MATERIAL TO PROCESS start

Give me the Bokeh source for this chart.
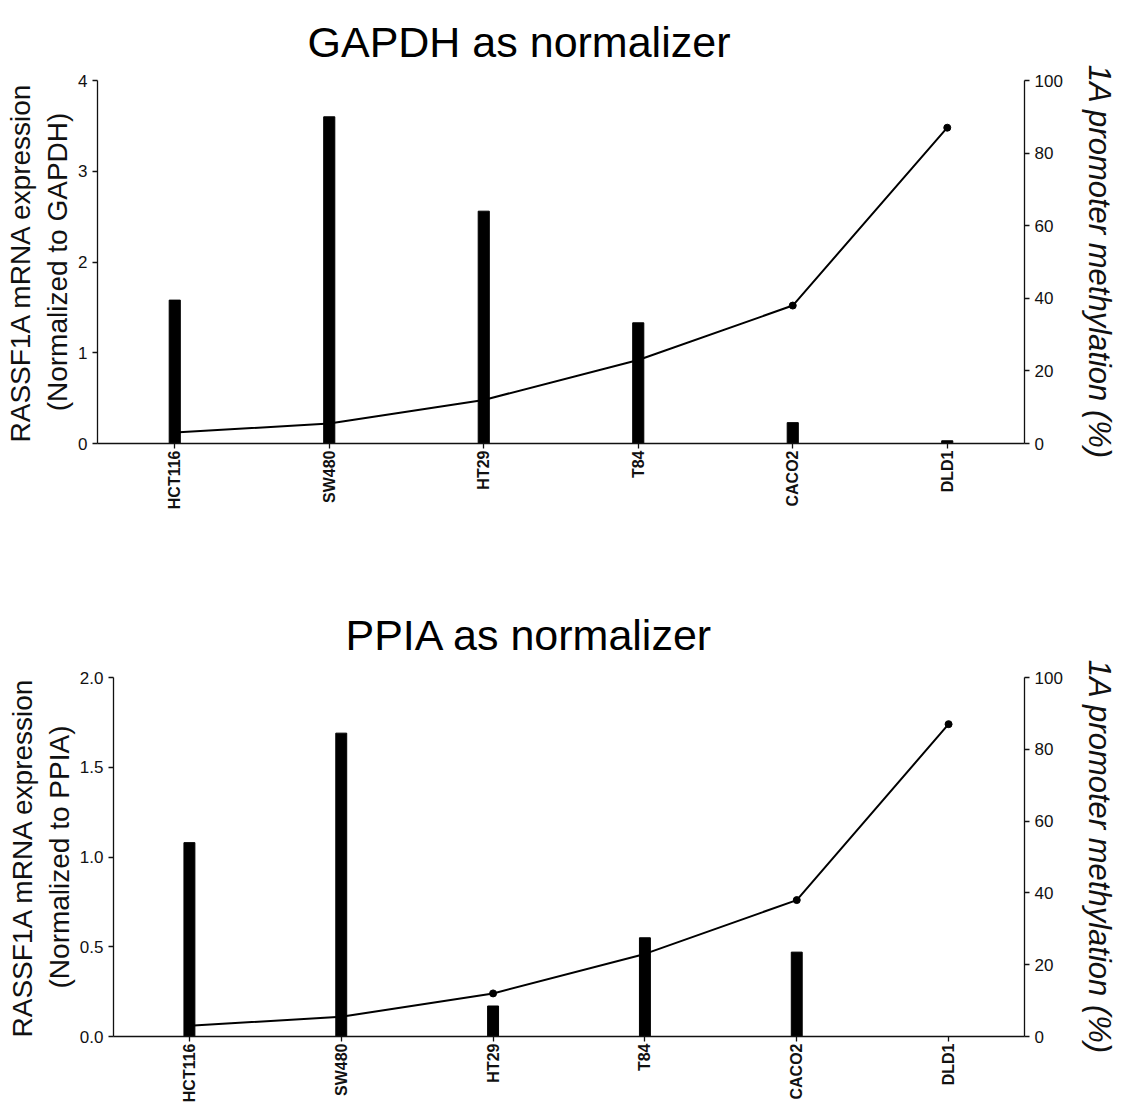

MATERIAL TO PROCESS end
MATERIAL TO PROCESS start

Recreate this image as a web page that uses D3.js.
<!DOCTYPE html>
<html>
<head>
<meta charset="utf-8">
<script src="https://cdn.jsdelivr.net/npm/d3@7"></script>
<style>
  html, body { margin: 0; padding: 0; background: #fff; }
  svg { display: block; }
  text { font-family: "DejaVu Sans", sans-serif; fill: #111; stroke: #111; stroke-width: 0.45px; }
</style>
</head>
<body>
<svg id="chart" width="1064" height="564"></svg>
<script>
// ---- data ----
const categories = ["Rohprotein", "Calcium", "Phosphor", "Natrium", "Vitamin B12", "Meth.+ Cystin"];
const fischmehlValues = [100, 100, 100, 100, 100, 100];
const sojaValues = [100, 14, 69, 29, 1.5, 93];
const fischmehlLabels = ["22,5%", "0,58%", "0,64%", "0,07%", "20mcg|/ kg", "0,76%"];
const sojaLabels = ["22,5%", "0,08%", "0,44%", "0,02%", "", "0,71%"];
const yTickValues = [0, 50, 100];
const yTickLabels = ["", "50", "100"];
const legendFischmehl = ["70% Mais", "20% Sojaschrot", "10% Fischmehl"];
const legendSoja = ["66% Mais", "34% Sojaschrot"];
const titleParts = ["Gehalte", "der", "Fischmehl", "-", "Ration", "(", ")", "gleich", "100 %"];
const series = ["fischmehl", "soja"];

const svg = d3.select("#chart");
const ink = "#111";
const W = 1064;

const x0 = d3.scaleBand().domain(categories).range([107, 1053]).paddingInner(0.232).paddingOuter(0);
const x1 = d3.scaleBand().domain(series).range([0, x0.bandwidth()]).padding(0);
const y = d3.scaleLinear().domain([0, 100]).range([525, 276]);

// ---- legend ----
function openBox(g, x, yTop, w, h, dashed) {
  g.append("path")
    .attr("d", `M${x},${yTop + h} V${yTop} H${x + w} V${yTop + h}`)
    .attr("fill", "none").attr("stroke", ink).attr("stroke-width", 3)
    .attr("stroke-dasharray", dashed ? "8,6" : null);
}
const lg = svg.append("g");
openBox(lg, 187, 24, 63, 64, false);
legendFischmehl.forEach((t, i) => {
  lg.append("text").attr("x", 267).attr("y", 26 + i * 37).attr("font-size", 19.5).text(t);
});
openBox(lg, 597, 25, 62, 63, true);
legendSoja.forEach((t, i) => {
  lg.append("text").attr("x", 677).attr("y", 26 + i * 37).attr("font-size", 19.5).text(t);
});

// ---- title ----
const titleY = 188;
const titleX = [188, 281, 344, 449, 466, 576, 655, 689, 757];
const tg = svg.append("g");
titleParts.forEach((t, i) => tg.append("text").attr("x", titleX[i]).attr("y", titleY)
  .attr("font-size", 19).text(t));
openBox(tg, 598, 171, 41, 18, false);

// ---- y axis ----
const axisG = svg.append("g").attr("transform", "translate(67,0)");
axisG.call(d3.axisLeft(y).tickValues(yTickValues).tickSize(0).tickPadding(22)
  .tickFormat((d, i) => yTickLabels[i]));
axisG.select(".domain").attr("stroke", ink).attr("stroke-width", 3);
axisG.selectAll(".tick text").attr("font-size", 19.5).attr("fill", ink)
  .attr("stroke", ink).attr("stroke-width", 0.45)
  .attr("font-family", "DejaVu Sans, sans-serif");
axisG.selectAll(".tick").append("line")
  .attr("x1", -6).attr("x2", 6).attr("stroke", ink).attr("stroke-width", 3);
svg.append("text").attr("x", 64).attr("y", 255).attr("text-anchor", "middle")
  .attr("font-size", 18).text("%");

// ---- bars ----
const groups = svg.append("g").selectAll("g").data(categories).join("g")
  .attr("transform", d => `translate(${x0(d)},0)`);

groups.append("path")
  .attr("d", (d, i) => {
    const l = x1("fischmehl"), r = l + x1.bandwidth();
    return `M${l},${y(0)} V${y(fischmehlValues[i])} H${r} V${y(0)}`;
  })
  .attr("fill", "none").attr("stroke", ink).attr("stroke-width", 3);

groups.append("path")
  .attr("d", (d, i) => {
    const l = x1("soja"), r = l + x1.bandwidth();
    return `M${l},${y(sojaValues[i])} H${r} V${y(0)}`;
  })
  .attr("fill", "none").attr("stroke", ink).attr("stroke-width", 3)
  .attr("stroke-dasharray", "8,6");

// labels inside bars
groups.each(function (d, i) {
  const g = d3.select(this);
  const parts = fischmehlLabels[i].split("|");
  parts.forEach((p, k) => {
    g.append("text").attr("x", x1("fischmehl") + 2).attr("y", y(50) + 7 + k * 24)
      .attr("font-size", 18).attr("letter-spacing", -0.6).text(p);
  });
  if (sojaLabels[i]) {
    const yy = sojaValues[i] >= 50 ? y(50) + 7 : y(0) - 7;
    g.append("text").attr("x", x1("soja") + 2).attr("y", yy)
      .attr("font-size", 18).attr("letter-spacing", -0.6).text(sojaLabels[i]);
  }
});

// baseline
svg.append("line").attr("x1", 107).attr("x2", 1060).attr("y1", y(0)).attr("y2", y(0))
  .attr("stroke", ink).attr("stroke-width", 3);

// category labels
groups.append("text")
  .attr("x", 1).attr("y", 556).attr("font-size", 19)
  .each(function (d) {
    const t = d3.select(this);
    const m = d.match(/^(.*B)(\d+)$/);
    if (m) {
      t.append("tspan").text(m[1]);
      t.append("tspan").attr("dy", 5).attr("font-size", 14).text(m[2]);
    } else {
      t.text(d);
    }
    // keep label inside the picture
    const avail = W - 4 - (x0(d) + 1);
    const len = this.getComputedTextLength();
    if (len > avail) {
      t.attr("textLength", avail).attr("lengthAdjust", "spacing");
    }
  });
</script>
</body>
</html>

MATERIAL TO PROCESS end
MATERIAL TO PROCESS start

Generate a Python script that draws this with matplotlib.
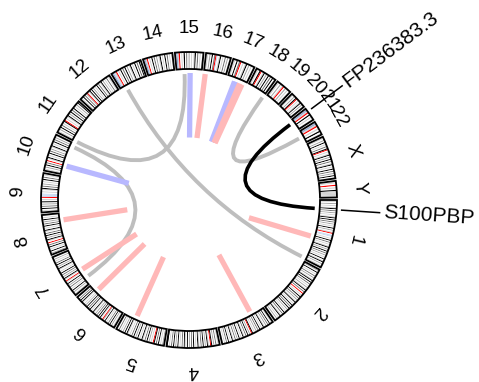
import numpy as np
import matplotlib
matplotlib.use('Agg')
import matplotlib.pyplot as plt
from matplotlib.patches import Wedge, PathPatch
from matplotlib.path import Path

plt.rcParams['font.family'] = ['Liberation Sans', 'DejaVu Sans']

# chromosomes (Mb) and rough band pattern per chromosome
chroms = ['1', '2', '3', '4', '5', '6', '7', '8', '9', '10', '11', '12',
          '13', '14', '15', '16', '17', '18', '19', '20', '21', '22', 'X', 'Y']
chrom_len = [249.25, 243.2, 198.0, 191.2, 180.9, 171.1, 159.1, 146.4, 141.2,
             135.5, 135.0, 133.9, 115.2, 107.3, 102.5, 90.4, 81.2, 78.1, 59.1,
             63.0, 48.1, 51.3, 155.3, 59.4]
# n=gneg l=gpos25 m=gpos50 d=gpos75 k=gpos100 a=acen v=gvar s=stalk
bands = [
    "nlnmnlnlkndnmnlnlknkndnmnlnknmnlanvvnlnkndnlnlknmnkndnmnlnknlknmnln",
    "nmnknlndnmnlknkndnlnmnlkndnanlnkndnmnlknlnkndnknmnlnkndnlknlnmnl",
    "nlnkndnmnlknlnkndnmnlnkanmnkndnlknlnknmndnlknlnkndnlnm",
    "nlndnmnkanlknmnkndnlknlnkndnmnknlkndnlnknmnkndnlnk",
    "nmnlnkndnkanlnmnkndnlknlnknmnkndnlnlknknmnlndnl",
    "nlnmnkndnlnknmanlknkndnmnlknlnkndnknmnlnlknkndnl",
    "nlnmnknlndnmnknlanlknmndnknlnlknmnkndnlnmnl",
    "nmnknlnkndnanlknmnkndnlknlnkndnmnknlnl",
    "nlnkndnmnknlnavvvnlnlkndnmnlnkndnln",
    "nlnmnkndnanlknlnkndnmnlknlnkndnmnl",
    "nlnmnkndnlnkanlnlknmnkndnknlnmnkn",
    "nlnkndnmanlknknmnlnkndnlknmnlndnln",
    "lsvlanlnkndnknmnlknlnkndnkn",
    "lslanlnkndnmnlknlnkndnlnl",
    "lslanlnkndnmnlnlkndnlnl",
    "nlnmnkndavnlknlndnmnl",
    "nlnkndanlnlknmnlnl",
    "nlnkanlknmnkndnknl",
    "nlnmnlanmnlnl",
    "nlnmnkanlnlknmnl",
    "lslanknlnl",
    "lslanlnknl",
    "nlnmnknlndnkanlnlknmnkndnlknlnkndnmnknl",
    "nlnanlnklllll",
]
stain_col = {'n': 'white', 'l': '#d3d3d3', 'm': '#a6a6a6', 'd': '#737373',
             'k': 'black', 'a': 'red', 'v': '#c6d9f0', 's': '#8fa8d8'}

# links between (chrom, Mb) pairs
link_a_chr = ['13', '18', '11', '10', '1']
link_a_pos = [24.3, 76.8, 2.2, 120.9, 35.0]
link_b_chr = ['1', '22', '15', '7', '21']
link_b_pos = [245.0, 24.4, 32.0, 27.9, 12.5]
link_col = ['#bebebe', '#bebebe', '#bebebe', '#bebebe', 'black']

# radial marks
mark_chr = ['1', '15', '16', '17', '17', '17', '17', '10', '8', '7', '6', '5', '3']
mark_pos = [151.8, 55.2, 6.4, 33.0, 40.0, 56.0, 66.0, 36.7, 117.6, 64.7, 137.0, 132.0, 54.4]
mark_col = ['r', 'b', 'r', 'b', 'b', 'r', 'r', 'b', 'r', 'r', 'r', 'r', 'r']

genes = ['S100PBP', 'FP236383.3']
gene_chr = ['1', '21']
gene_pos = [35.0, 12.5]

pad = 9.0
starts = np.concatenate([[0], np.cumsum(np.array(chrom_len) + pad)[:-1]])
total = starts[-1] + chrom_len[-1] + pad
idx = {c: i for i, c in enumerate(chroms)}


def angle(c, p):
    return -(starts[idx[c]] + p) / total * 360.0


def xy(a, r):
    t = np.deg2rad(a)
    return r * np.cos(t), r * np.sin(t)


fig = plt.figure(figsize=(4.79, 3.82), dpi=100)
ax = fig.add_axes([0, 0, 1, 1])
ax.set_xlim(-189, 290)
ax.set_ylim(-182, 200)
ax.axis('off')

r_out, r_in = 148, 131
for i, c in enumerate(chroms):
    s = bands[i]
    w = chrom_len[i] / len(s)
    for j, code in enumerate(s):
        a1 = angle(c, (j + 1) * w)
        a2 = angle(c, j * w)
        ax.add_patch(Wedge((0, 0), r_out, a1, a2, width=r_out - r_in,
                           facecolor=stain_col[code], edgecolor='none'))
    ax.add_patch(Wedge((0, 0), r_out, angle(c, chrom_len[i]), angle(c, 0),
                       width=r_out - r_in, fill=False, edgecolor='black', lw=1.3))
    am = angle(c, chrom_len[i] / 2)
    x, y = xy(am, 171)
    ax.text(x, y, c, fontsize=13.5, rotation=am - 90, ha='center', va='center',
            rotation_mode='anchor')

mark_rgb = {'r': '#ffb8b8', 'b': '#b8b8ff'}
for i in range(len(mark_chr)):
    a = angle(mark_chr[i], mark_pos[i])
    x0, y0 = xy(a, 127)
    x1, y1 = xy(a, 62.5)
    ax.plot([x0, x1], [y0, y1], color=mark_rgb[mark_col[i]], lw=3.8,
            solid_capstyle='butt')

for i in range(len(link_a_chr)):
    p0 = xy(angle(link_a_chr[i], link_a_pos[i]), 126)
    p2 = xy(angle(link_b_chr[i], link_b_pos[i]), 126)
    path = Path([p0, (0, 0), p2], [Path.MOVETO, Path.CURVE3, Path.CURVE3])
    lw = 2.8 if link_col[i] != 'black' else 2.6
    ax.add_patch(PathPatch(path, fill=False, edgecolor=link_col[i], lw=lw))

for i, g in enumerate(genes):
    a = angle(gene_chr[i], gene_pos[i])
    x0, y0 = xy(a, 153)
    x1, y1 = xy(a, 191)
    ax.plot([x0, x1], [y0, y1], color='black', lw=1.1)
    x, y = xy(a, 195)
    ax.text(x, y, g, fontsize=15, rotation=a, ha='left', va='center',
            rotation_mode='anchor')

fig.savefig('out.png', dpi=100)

MATERIAL TO PROCESS end

*CHALLENGE:* Begin at the line that has "Recreate this image" in the entries above; stop after the line that has "const y = d3.scaleLinear().domain([0, 100]).range([525, 276]);". Transcribe exactly those lines and no others.

*SOLUTION TO THIS TASK:*
Recreate this image as a web page that uses D3.js.
<!DOCTYPE html>
<html>
<head>
<meta charset="utf-8">
<script src="https://cdn.jsdelivr.net/npm/d3@7"></script>
<style>
  html, body { margin: 0; padding: 0; background: #fff; }
  svg { display: block; }
  text { font-family: "DejaVu Sans", sans-serif; fill: #111; stroke: #111; stroke-width: 0.45px; }
</style>
</head>
<body>
<svg id="chart" width="1064" height="564"></svg>
<script>
// ---- data ----
const categories = ["Rohprotein", "Calcium", "Phosphor", "Natrium", "Vitamin B12", "Meth.+ Cystin"];
const fischmehlValues = [100, 100, 100, 100, 100, 100];
const sojaValues = [100, 14, 69, 29, 1.5, 93];
const fischmehlLabels = ["22,5%", "0,58%", "0,64%", "0,07%", "20mcg|/ kg", "0,76%"];
const sojaLabels = ["22,5%", "0,08%", "0,44%", "0,02%", "", "0,71%"];
const yTickValues = [0, 50, 100];
const yTickLabels = ["", "50", "100"];
const legendFischmehl = ["70% Mais", "20% Sojaschrot", "10% Fischmehl"];
const legendSoja = ["66% Mais", "34% Sojaschrot"];
const titleParts = ["Gehalte", "der", "Fischmehl", "-", "Ration", "(", ")", "gleich", "100 %"];
const series = ["fischmehl", "soja"];

const svg = d3.select("#chart");
const ink = "#111";
const W = 1064;

const x0 = d3.scaleBand().domain(categories).range([107, 1053]).paddingInner(0.232).paddingOuter(0);
const x1 = d3.scaleBand().domain(series).range([0, x0.bandwidth()]).padding(0);
const y = d3.scaleLinear().domain([0, 100]).range([525, 276]);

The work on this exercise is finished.